THE REQUEST
Skip the pictures and repeat each line of the data exactly.

MATERIAL PROVIDED

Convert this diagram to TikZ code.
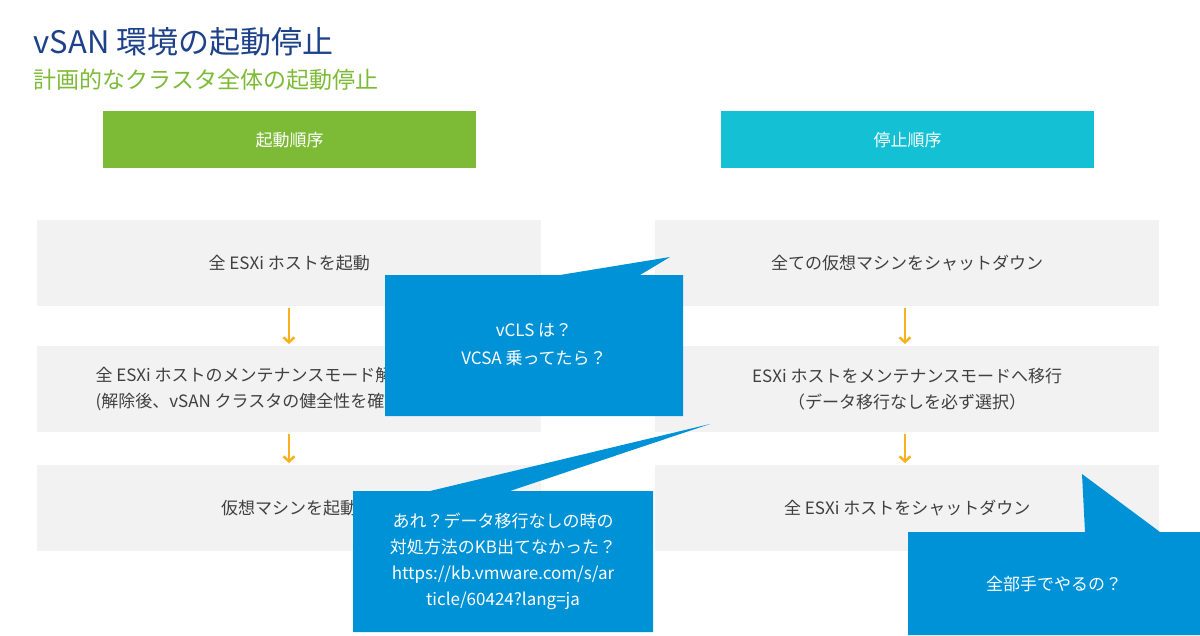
\documentclass[tikz,border=0pt]{standalone}
\usepackage{fontspec}
\usetikzlibrary{arrows.meta}
\setmainfont{Noto Sans CJK JP}
\definecolor{gbox}{HTML}{F2F2F2}
\definecolor{grn}{HTML}{7DBB37}
\definecolor{cyn}{HTML}{13C0D4}
\definecolor{blu}{HTML}{0092D6}
\definecolor{ttl}{HTML}{1D428A}
\definecolor{org}{HTML}{F9B21D}
\begin{document}
\begin{tikzpicture}[x=1pt,y=-1pt,
 box/.style={fill=gbox,draw=none,minimum width=504pt,minimum height=86pt,anchor=north west,font=\fontsize{17}{26}\selectfont,align=center,text=black!75},
 head/.style={draw=none,minimum width=373pt,minimum height=57pt,anchor=north west,text=white,font=\fontsize{17}{20}\selectfont},
 arr/.style={draw=org,line width=2.5pt,-{Straight Barb[length=5pt,width=11pt]}},
 call/.style={fill=blu,draw=none},
 ct/.style={text=white,font=\fontsize{17}{28}\selectfont,align=center}]
\useasboundingbox (0,0) rectangle (1200,635);
\fill[white] (0,0) rectangle (1200,635);
\node[anchor=west,text=ttl,font=\fontsize{31}{34}\selectfont] (t) at (30,42) {vSAN 環境の起動停止};
\node[anchor=west,text=grn,font=\fontsize{23}{26}\selectfont] (st) at (30,80) {計画的なクラスタ全体の起動停止};
\node[head,fill=grn] (h1) at (103,111) {起動順序};
\node[head,fill=cyn] (h2) at (721,111) {停止順序};
\node[box] (l1) at (37,220) {全 ESXi ホストを起動};
\node[box] (l2) at (37,346) {};
\node[anchor=west,font=\fontsize{17}{26}\selectfont,align=left,text=black!75] (l2t) at (92,389) {全 ESXi ホストのメンテナンスモード解除\\(解除後、vSAN クラスタの健全性を確認)};
\node[box] (l3) at (37,465) {仮想マシンを起動};
\node[box] (r1) at (655,220) {全ての仮想マシンをシャットダウン};
\node[box] (r2) at (655,346) {ESXi ホストをメンテナンスモードへ移行\\（データ移行なしを必ず選択）};
\node[box] (r3) at (655,465) {全 ESXi ホストをシャットダウン};
\draw[arr] (289,308) -- (289,344);
\draw[arr] (289,434) -- (289,463);
\draw[arr] (905,308) -- (905,344);
\draw[arr] (905,434) -- (905,463);
\fill[call] (385,275) -- (560,275) -- (670,257) -- (640,275) -- (683,275) -- (683,416) -- (385,416) -- cycle;
\node[ct] (c1) at (534,345) {vCLS は？\\VCSA 乗ってたら？};
\fill[call] (353,491) -- (430,491) -- (710,424) -- (510,491) -- (653,491) -- (653,632) -- (353,632) -- cycle;
\node[ct,font=\fontsize{17}{26}\selectfont] (c2) at (503,561) {あれ？データ移行なしの時の\\対処方法のKB出てなかった？\\https://kb.vmware.com/s/ar\\ticle/60424?lang=ja};
\fill[call] (908,532) -- (1085,532) -- (1082,474) -- (1160,532) -- (1200,532) -- (1200,635) -- (908,635) -- cycle;
\node[ct] (c3) at (1054,584) {全部手でやるの？};
\end{tikzpicture}
\end{document}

FINISHED ANSWER
Convert this diagram to TikZ code.
\documentclass[tikz,border=0pt]{standalone}
\usepackage{fontspec}
\usetikzlibrary{arrows.meta}
\setmainfont{Noto Sans CJK JP}
\definecolor{gbox}{HTML}{F2F2F2}
\definecolor{grn}{HTML}{7DBB37}
\definecolor{cyn}{HTML}{13C0D4}
\definecolor{blu}{HTML}{0092D6}
\definecolor{ttl}{HTML}{1D428A}
\definecolor{org}{HTML}{F9B21D}
\begin{document}
\begin{tikzpicture}[x=1pt,y=-1pt,
 box/.style={fill=gbox,draw=none,minimum width=504pt,minimum height=86pt,anchor=north west,font=\fontsize{17}{26}\selectfont,align=center,text=black!75},
 head/.style={draw=none,minimum width=373pt,minimum height=57pt,anchor=north west,text=white,font=\fontsize{17}{20}\selectfont},
 arr/.style={draw=org,line width=2.5pt,-{Straight Barb[length=5pt,width=11pt]}},
 call/.style={fill=blu,draw=none},
 ct/.style={text=white,font=\fontsize{17}{28}\selectfont,align=center}]
\useasboundingbox (0,0) rectangle (1200,635);
\fill[white] (0,0) rectangle (1200,635);
\node[anchor=west,text=ttl,font=\fontsize{31}{34}\selectfont] (t) at (30,42) {vSAN 環境の起動停止};
\node[anchor=west,text=grn,font=\fontsize{23}{26}\selectfont] (st) at (30,80) {計画的なクラスタ全体の起動停止};
\node[head,fill=grn] (h1) at (103,111) {起動順序};
\node[head,fill=cyn] (h2) at (721,111) {停止順序};
\node[box] (l1) at (37,220) {全 ESXi ホストを起動};
\node[box] (l2) at (37,346) {};
\node[anchor=west,font=\fontsize{17}{26}\selectfont,align=left,text=black!75] (l2t) at (92,389) {全 ESXi ホストのメンテナンスモード解除\\(解除後、vSAN クラスタの健全性を確認)};
\node[box] (l3) at (37,465) {仮想マシンを起動};
\node[box] (r1) at (655,220) {全ての仮想マシンをシャットダウン};
\node[box] (r2) at (655,346) {ESXi ホストをメンテナンスモードへ移行\\（データ移行なしを必ず選択）};
\node[box] (r3) at (655,465) {全 ESXi ホストをシャットダウン};
\draw[arr] (289,308) -- (289,344);
\draw[arr] (289,434) -- (289,463);
\draw[arr] (905,308) -- (905,344);
\draw[arr] (905,434) -- (905,463);
\fill[call] (385,275) -- (560,275) -- (670,257) -- (640,275) -- (683,275) -- (683,416) -- (385,416) -- cycle;
\node[ct] (c1) at (534,345) {vCLS は？\\VCSA 乗ってたら？};
\fill[call] (353,491) -- (430,491) -- (710,424) -- (510,491) -- (653,491) -- (653,632) -- (353,632) -- cycle;
\node[ct,font=\fontsize{17}{26}\selectfont] (c2) at (503,561) {あれ？データ移行なしの時の\\対処方法のKB出てなかった？\\https://kb.vmware.com/s/ar\\ticle/60424?lang=ja};
\fill[call] (908,532) -- (1085,532) -- (1082,474) -- (1160,532) -- (1200,532) -- (1200,635) -- (908,635) -- cycle;
\node[ct] (c3) at (1054,584) {全部手でやるの？};
\end{tikzpicture}
\end{document}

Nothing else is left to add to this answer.